As carências se avolumam ainda mais quando se observa a disponibilidade de hospitais universitários ou de ensino nos municípios-sede de escolas de medicina. Em 182 deles (73%), essas instalações inexistem, obrigando os alunos a se deslocarem centenas de quilômetros para contar com a formação que oferecem ou pior: privando-os definitivamente desses instrumentos de qualificação para futuros profissionais.

A esses problemas se somam outros, como falta de professores habilitados para o ensino, bibliotecas com acervos deficientes, instalações (salas de aula, laboratórios, etc.) precárias e programas acadêmicos inadequados aos desafios técnicos e éticos da medicina moderna.

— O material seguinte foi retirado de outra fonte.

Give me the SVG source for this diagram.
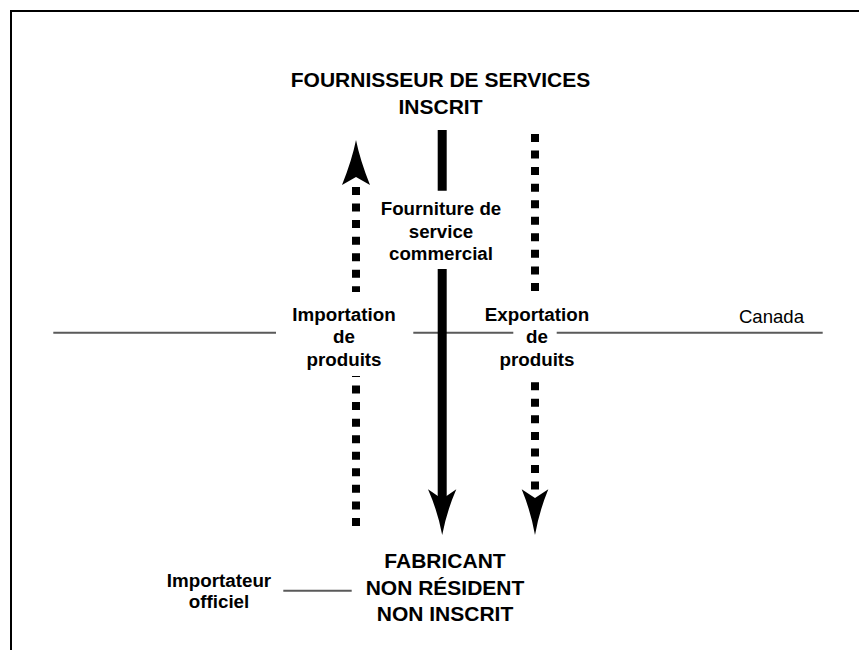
<svg xmlns="http://www.w3.org/2000/svg" width="859" height="650" viewBox="0 0 859 650">
<style>
.t{font-family:"Liberation Sans",Arial,sans-serif;fill:#000;text-anchor:middle}
.b{font-weight:bold}
.geo{stroke:#5a5a5a;stroke-width:2;fill:none}
.dot{stroke:#000;stroke-width:8;fill:none;stroke-dasharray:8 8.55}
.solid{stroke:#000;stroke-width:9;fill:none}
.head{fill:#000;stroke:none}
</style>
<rect width="859" height="650" fill="#fff"/>
<g id="frame">
<path d="M11 650 V11 H859" fill="none" stroke="#000" stroke-width="2"/>
</g>
<g id="connectors">
<path class="geo" d="M53.3 332.7 H276 M413.3 332.7 H513.3 M556.7 332.7 H822.7"/>
<path class="geo" d="M283.3 590.7 H351.7"/>
<path class="dot" d="M356 187 V292"/>
<path class="dot" d="M356 376 V527" stroke-dashoffset="7"/>
<path class="head" d="M356 140 Q360 160 370 185 L356 177 L342 185 Q352 160 356 140Z"/>
<path class="solid" d="M442.2 130 V190.7 M442.2 269 V500"/>
<path class="head" d="M442.2 535 Q438 512 428 489.3 L442.2 499 L456.3 489.3 Q446.5 512 442.2 535Z"/>
<path class="dot" d="M535 134 V292"/>
<path class="dot" d="M535 382.25 V490"/>
<path class="head" d="M535 535 Q531 512 521.7 489.3 L535 498 L548.3 489.3 Q539 512 535 535Z"/>
</g>
<g id="node-fournisseur">
<text class="t b" font-size="21" x="440.5" y="87.3">FOURNISSEUR DE SERVICES</text>
<text class="t b" font-size="21" x="440.5" y="114">INSCRIT</text>
</g>
<g id="label-fourniture">
<text class="t b" font-size="18.7" x="441" y="215">Fourniture de</text>
<text class="t b" font-size="18.7" x="441" y="237.5">service</text>
<text class="t b" font-size="18.7" x="441" y="260">commercial</text>
</g>
<g id="label-importation">
<text class="t b" font-size="18.8" x="344" y="320.7">Importation</text>
<text class="t b" font-size="18.8" x="344" y="343.3">de</text>
<text class="t b" font-size="18.8" x="344" y="365.5">produits</text>
</g>
<g id="label-exportation">
<text class="t b" font-size="18.8" x="537" y="320.7">Exportation</text>
<text class="t b" font-size="18.8" x="537" y="343.3">de</text>
<text class="t b" font-size="18.8" x="537" y="365.5">produits</text>
</g>
<g id="label-canada">
<text class="t" font-size="18.6" x="771.5" y="323.3">Canada</text>
</g>
<g id="node-fabricant">
<text class="t b" font-size="21" x="445" y="568.3">FABRICANT</text>
<text class="t b" font-size="21" x="445" y="594.5">NON RÉSIDENT</text>
<text class="t b" font-size="21" x="445" y="620.5">NON INSCRIT</text>
</g>
<g id="node-importateur">
<text class="t b" font-size="18.8" x="219" y="586.7">Importateur</text>
<text class="t b" font-size="18.8" x="219" y="608.3">officiel</text>
</g>
</svg>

Contra a manutenção desse quadro negativo, o CFM tem atuado em diferentes frentes, além da defesa das condições para o ensino médico junto ao Poder Judiciário.

Por um lado, criou o Sistema de Acreditação de Escolas Médicas (Saeme-CFM), que já visitou mais de 60 estabelecimentos de ensino – sem custo – avaliando-os em diferentes eixos e retornando com orientações sobre como otimizarem aspectos positivos ou corrigirem eventuais falhas.

Trata-se de modelo reconhecido internacionalmente pela sua relevância e que já foi tema de tratativas com o Governo para sua incorporação ao processo de acompanhamento sistemático do ensino médico.  Apesar de manifestação de interesse do Executivo, o CFM ainda aguarda retorno sobre o tema.

De modo complementar, o Conselho Federal de Medicina tem provocado o debate sobre o tema junto ao Ministério da Educação e ao Congresso Nacional, preocupado em reestabelecer os aspectos quantitativos dos parâmetros de abertura de novas escolas que foram paulatinamente suprimidos desde 2013. Até o momento, essas iniciativas não surtiram o efeito desejado e definitivo, o que exige o envolvimento da sociedade brasileira como um todo nesta agenda.

A decisão do STF sobre o julgamento da ADC 81 – independentemente do desfecho – não muda a necessidade de rever esses critérios que têm sido torturados ao longo dos anos, para se adequar a interesses específicos (políticos, ideológicos, econômicos) desconsiderando o impacto do contexto atual no futuro da assistência.

Para o CFM, ninguém deve se furtar de participar desse debate, cujo encerramento pode ter consequências relevantes para os indicadores de morbidade e mortalidade e sobre a percepção a respeito da confiança e da credibilidade da população na medicina.

No Brasil, é preciso fugir do falso dilema – falta ou não falta de médicos –, já superado pelas estatísticas que apontam a existência de mais de meio milhão de profissionais no território nacional, e focar no que realmente importa para o paciente e sua família: o País precisa de mais médicos ou de médicos melhor formados?

Ao trocar a qualidade pela quantidade, o Governo priva o cidadão daquilo que lhe é devido por força da Constituição: a oferta de uma assistência caracterizada pela eficiência e pela segurança, como os médicos bem formados podem oferecer.